When you decide that you’re responsible for other people, you allow them to hold you back. You not only allow them to hold you back, you’ve setup your pigeon to blame if you don’t get where you want to be.
But the people who love us, fan, family or friend, want the best version of us. Usually because the best version of us is happiest. The pressure can cause us to take ourselves way too seriously. It may even lead to resentment through a lack of financial or creative freedom.
Don’t be the person who divorces someone because they stopped you reaching your potential. Stop being the person who dishes out what the fans want only to face disappointment later when the audience gets bored and walks away.
Take responsibility for your life. Push the envelope. And remember:
“Do or do not. There is no try.” Yoga
You hung a piece of crap. So what?
Ask any community manager and they will tell you- sometimes you can’t predict what the audience will think. You can get 100’s of likes for a lame joke about cats while the thought out piece of amazing barely gets a look over.
Humans are as fickle as they are brilliant.
Jim Henson’s The Dark Crystal was deemed a failure, boring and laborious when it first arrived. It’s now one of the most beloved children’s movies of all time.
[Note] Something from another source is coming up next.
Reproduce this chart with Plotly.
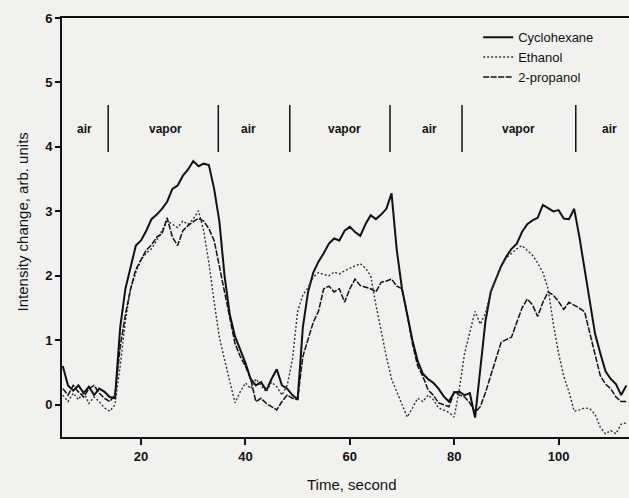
import plotly.graph_objects as go

# ---------------- data ----------------
time_s = list(range(5, 114))  # seconds, 1 s step

cyclohexane = [
    0.60, 0.30, 0.22, 0.30, 0.18, 0.28, 0.15, 0.25, 0.20, 0.12,   # 5-14
    0.10, 1.20, 1.80, 2.15, 2.47, 2.55, 2.70, 2.88, 2.95, 3.04,   # 15-24
    3.15, 3.35, 3.40, 3.55, 3.65, 3.78, 3.70, 3.74, 3.72, 3.35,   # 25-34
    2.85, 2.00, 1.40, 1.06, 0.85, 0.65, 0.40, 0.30, 0.35, 0.22,   # 35-44
    0.40, 0.55, 0.30, 0.25, 0.15, 0.08, 1.20, 1.75, 2.05, 2.22,   # 45-54
    2.35, 2.50, 2.58, 2.55, 2.70, 2.76, 2.68, 2.62, 2.80, 2.94,   # 55-64
    2.88, 2.95, 3.04, 3.28, 2.40, 1.80, 1.40, 1.00, 0.68, 0.48,   # 65-74
    0.40, 0.34, 0.25, 0.13, 0.05, 0.19, 0.20, 0.15, 0.18, -0.20,  # 75-84
    0.55, 1.30, 1.75, 1.95, 2.15, 2.30, 2.42, 2.50, 2.68, 2.80,   # 85-94
    2.86, 2.90, 3.10, 3.05, 3.00, 3.02, 2.89, 2.88, 3.04, 2.60,   # 95-104
    2.10, 1.55, 1.10, 0.80, 0.52, 0.40, 0.32, 0.15, 0.30,         # 105-113
]

ethanol = [
    0.15, 0.05, 0.18, 0.08, 0.20, 0.02, 0.12, 0.05, -0.05, -0.10,  # 5-14
    0.00, 0.60, 1.30, 1.80, 2.05, 2.25, 2.35, 2.42, 2.55, 2.70,    # 15-24
    2.85, 2.80, 2.75, 2.85, 2.80, 2.88, 3.01, 2.70, 2.20, 1.60,    # 25-34
    1.05, 0.70, 0.34, 0.03, 0.20, 0.34, 0.25, 0.40, 0.30, 0.20,    # 35-44
    0.35, 0.28, 0.15, 0.30, 0.70, 1.45, 1.70, 1.82, 1.98, 2.05,    # 45-54
    2.02, 2.00, 2.06, 2.03, 2.08, 2.12, 2.15, 2.19, 2.12, 2.00,    # 55-64
    1.55, 1.12, 0.75, 0.40, 0.20, -0.02, -0.19, -0.05, 0.10, 0.05, # 65-74
    0.15, 0.08, -0.05, -0.08, -0.12, -0.19, 0.25, 0.80, 1.12, 1.45,# 75-84
    1.25, 1.42, 1.75, 1.95, 2.15, 2.28, 2.35, 2.42, 2.47, 2.40,    # 85-94
    2.32, 2.20, 2.05, 1.80, 1.25, 0.80, 0.44, 0.20, -0.10, -0.08,  # 95-104
    -0.05, -0.06, -0.15, -0.35, -0.45, -0.40, -0.45, -0.30, -0.28, # 105-113
]

propanol = [
    0.25, 0.15, 0.30, 0.20, 0.12, 0.25, 0.30, 0.18, 0.10, 0.05,   # 5-14
    0.15, 0.90, 1.40, 1.80, 2.10, 2.25, 2.40, 2.48, 2.60, 2.65,   # 15-24
    2.90, 2.60, 2.47, 2.70, 2.78, 2.84, 2.89, 2.85, 2.73, 2.55,   # 25-34
    2.15, 1.70, 1.30, 0.95, 0.75, 0.60, 0.40, 0.05, 0.10, 0.02,   # 35-44
    -0.03, -0.08, 0.05, 0.15, 0.10, 0.08, 0.75, 1.00, 1.28, 1.45, # 45-54
    1.80, 1.84, 1.75, 1.80, 1.59, 1.80, 1.95, 1.85, 1.82, 1.80,   # 55-64
    1.75, 1.90, 1.92, 1.95, 1.84, 1.80, 1.40, 0.95, 0.60, 0.44,   # 65-74
    0.23, 0.15, 0.03, 0.00, -0.03, 0.20, 0.15, 0.12, 0.03, -0.12, # 75-84
    -0.03, 0.19, 0.44, 0.70, 0.97, 1.01, 1.05, 1.28, 1.50, 1.64,  # 85-94
    1.55, 1.37, 1.59, 1.75, 1.70, 1.60, 1.48, 1.59, 1.55, 1.50,   # 95-104
    1.44, 1.10, 0.75, 0.45, 0.32, 0.25, 0.12, 0.05, 0.05,         # 105-113
]

phase_boundaries = [13.7, 34.8, 48.5, 67.7, 81.5, 103.3]
phase_labels = ["air", "vapor", "air", "vapor", "air", "vapor", "air"]
phase_label_times = [9.1, 24.6, 40.5, 58.9, 75.2, 92.4, 109.8]

x_ticks = [20, 40, 60, 80, 100]
y_ticks = [0, 1, 2, 3, 4, 5, 6]

FONT = "Arial, Liberation Sans, sans-serif"
INK = "#111111"
BG = "#f1f1ef"

# ---------------- figure ----------------
fig = go.Figure()
fig.add_trace(go.Scatter(x=time_s, y=cyclohexane, mode="lines", name="Cyclohexane",
                         line=dict(color=INK, width=2.0)))
fig.add_trace(go.Scatter(x=time_s, y=ethanol, mode="lines", name="Ethanol",
                         line=dict(color="#333333", width=1.4, dash="2px,2px")))
fig.add_trace(go.Scatter(x=time_s, y=propanol, mode="lines", name="2-propanol",
                         line=dict(color=INK, width=1.5, dash="6px,1.5px")))

for tb in phase_boundaries:
    fig.add_shape(type="line", xref="x", yref="y", x0=tb, x1=tb, y0=3.92, y1=4.65,
                  line=dict(color=INK, width=1.5))
for lbl, tl in zip(phase_labels, phase_label_times):
    fig.add_annotation(x=tl, y=4.28, xref="x", yref="y", text=lbl, showarrow=False,
                       font=dict(family=FONT, size=12, color=INK, weight="bold"))

fig.add_annotation(xref="paper", yref="paper", x=0, y=0.512, xshift=-40,
                   text="Intensity change, arb. units", textangle=-90, showarrow=False,
                   xanchor="center", yanchor="middle",
                   font=dict(family=FONT, size=15, color=INK))
fig.add_annotation(xref="paper", yref="paper", x=0.51, y=0, yshift=-47,
                   text="Time, second", showarrow=False, xanchor="center", yanchor="middle",
                   font=dict(family=FONT, size=15, color=INK))

fig.update_layout(
    width=629, height=498,
    margin=dict(l=62, r=0, t=18, b=61),
    paper_bgcolor=BG, plot_bgcolor=BG,
    font=dict(family=FONT, color=INK),
    showlegend=True,
    legend=dict(x=0.734, y=0.99, xanchor="left", yanchor="top",
                bgcolor="rgba(0,0,0,0)", font=dict(family=FONT, size=13, color=INK),
                tracegroupgap=0, itemwidth=30),
    xaxis=dict(range=[4.85, 113.5], tickvals=x_ticks, ticks="outside", ticklen=6,
               tickwidth=1.5, tickcolor=INK, showline=True, linecolor=INK, linewidth=2,
               mirror=True, showgrid=False, zeroline=False,
               tickfont=dict(family=FONT, size=13, color=INK, weight="bold")),
    yaxis=dict(range=[-0.5, 6], tickvals=y_ticks, ticks="outside", ticklen=5,
               tickwidth=1.5, tickcolor=INK, showline=True, linecolor=INK, linewidth=2,
               showgrid=False, zeroline=False,
               tickfont=dict(family=FONT, size=13, color=INK, weight="bold")),
)

fig.write_html(
    "out.html",
    config={"displayModeBar": False},
    post_script="document.body.style.margin='0';document.body.style.padding='0';"
                "document.body.style.overflow='hidden';"
                "document.body.style.background='" + BG + "';",
)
George Lucas’ The Empire Strikes Back was seen as a failure when it was first released. It’s now seen as a critically acclaimed film. It has grossed over $500million worldwide and continues to make money.
Radiohead’s OK Computer made the record companies so nervous, at times they considered pulling the pin on its release. And we all know how popular and well regarded it is now.
You only have to Google how many artists, writers and film makers who never knew fame in their lifetime to realise that hanging a piece of crap isn’t such a bad thing.
And if it stays a piece of crap, that’s not a problem either. The pleasure from invention and creation is fuel for the mind. Working through a process because you have something to say and because you want to leave a little piece of yourself is perfectly wonderful. It doesn’t have to be perfect. It’s probably better if it wasn’t.
Delight in the rough edges. You can smooth them later if you want to. Break yourself open and feel great about the work you do. If you want to make something that means something to you without the audience knocking on your head, do it.
If it doesn’t work… it doesn’t work. Just like the cake that looks like a 3 year old attacked it with a fire-hose. Or the blog piece that doesn’t seem to go anywhere.
You had fun. You got high off the endorphins, you tested the idea and it came up sloppy. No sea otters were harmed in the making of your experiment.
Loving your own garbage teaches you to get it right next time. You make room for the ideas that will make you proud. And you get to play along the way.
Seems like a win, win to me.
It’s crappy and it’s useless but it taught you something somehow. And that lesson is a lot more valuable than someone else’s approval will ever be.
Take a walk to a life less perfect with me.